Honestly, it would be in Brown’s best interest to sign a one or two-year deal so he has time to prove why he should be considered as a long-term fit. But the most difficult aspect to negotiate on his new deal will be whether it is a one-way or a two-way deal.

Brown will certainly want a one-way contract, meaning he stays in the NHL full-time needing to be put on waivers before being assigned to the AHL. That’s why this season is so important for him. He needs to staple himself in the lineup, just like the other young players on this team.

The concern around this though is that he doesn’t seem like DJ Smith’s type of player. Brown doesn’t play an overly physical style and isn’t a world-beating skater either. He’s going to make his living in the offensive zone making passes.

He hasn’t played a game since the original shutdown of the AHL, so he’ll need to capitalize on the few games he gets in Belleville to prepare himself for the pace of the NHL.

Brown will turn 23 next month, which is when prospects typically begin to find their stride.

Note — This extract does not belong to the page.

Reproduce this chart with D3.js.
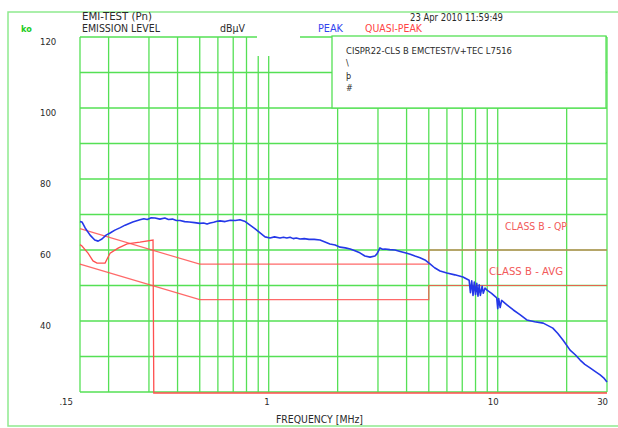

Dorion details how Brown will be back up soon but he just needs some reps with Belleville first in this interview.

While fans have grown tired of the narrative that the young players need to “earn” their position on the roster by beating out the veterans, that is exactly what Brown needs to do. Norris beat him for the spot in training camp, so Brown needs to come in and beat someone else out.

There isn’t much time for Brown to figure it out, though. Shane Pinto looks more promising than ever and Colin White is locked in for the foreseeable future and has taken a step in the right direction this season. Brown’s clock is ticking.

Derek Stepan could be missing significant time after leaving Tuesday’s game against Montreal with an upper-body-injury, which could mean it’s time for Logan Brown to come in and make an impact.

However, in that same game, Bruce Garrioch reported that Brown could be a trade candidate at the deadline. So maybe the team already has moved on from him, and in a few weeks, we could be talking about potential trade suitors for the big man.